» Given problem
For this exercise, write out exactly, and only, the lines running from the line that contains "Write a web" through the line that contains "color: '#111', overflow: 'none'".

» Data
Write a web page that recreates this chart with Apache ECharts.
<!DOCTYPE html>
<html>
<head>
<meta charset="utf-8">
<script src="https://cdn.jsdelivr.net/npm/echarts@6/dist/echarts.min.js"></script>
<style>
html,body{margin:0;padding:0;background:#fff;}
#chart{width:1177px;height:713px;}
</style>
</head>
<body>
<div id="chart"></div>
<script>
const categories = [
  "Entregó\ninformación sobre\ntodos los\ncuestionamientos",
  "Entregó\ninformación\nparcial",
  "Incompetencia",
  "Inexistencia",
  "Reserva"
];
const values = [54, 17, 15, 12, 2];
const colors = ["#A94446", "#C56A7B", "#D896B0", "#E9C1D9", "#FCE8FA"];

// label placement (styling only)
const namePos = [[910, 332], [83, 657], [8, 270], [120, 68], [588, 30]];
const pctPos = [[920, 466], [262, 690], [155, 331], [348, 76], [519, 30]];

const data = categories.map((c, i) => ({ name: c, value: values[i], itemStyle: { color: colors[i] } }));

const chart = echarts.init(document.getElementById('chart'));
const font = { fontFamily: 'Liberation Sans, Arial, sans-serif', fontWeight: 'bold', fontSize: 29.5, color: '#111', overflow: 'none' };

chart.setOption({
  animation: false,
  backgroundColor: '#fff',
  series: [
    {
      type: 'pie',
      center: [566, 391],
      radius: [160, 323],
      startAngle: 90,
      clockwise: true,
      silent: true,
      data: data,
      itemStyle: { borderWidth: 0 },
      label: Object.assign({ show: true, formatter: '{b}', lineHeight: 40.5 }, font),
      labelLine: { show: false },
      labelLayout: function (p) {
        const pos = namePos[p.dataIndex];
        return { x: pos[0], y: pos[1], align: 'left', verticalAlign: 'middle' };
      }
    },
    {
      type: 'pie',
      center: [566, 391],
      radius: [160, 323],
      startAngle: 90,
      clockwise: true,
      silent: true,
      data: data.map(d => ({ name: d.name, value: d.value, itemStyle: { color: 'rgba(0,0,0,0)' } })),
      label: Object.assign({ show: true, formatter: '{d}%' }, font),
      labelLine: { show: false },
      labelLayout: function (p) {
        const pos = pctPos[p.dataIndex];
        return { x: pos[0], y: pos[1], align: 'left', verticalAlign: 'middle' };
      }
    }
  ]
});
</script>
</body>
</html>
---
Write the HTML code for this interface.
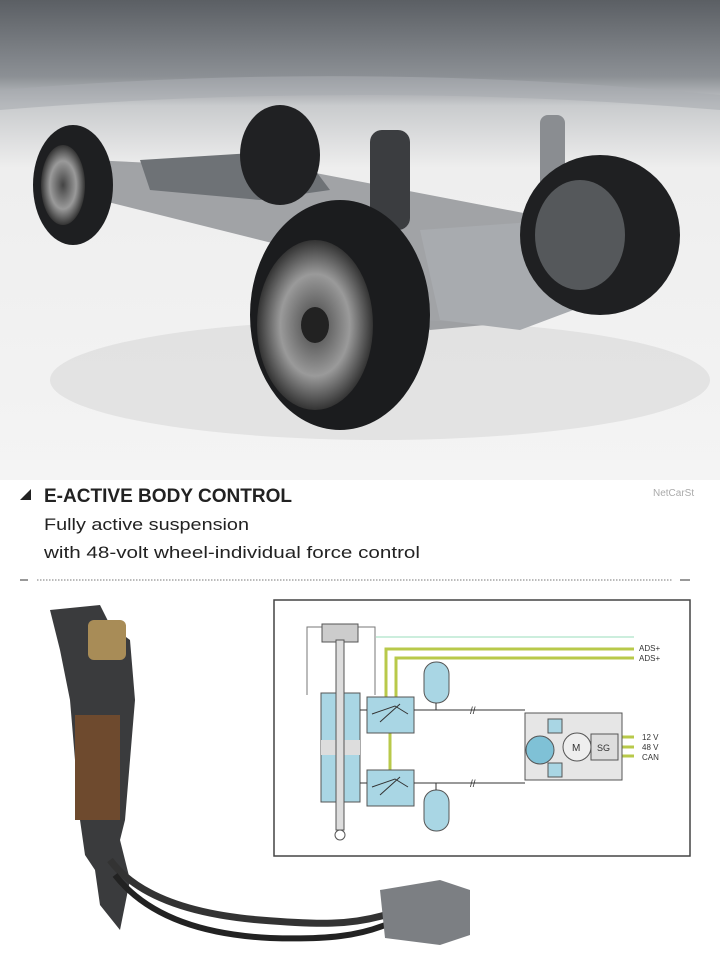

» Answer in full
Write a web page that recreates this chart with Apache ECharts.
<!DOCTYPE html>
<html>
<head>
<meta charset="utf-8">
<script src="https://cdn.jsdelivr.net/npm/echarts@6/dist/echarts.min.js"></script>
<style>
html,body{margin:0;padding:0;background:#fff;}
#chart{width:1177px;height:713px;}
</style>
</head>
<body>
<div id="chart"></div>
<script>
const categories = [
  "Entregó\ninformación sobre\ntodos los\ncuestionamientos",
  "Entregó\ninformación\nparcial",
  "Incompetencia",
  "Inexistencia",
  "Reserva"
];
const values = [54, 17, 15, 12, 2];
const colors = ["#A94446", "#C56A7B", "#D896B0", "#E9C1D9", "#FCE8FA"];

// label placement (styling only)
const namePos = [[910, 332], [83, 657], [8, 270], [120, 68], [588, 30]];
const pctPos = [[920, 466], [262, 690], [155, 331], [348, 76], [519, 30]];

const data = categories.map((c, i) => ({ name: c, value: values[i], itemStyle: { color: colors[i] } }));

const chart = echarts.init(document.getElementById('chart'));
const font = { fontFamily: 'Liberation Sans, Arial, sans-serif', fontWeight: 'bold', fontSize: 29.5, color: '#111', overflow: 'none' };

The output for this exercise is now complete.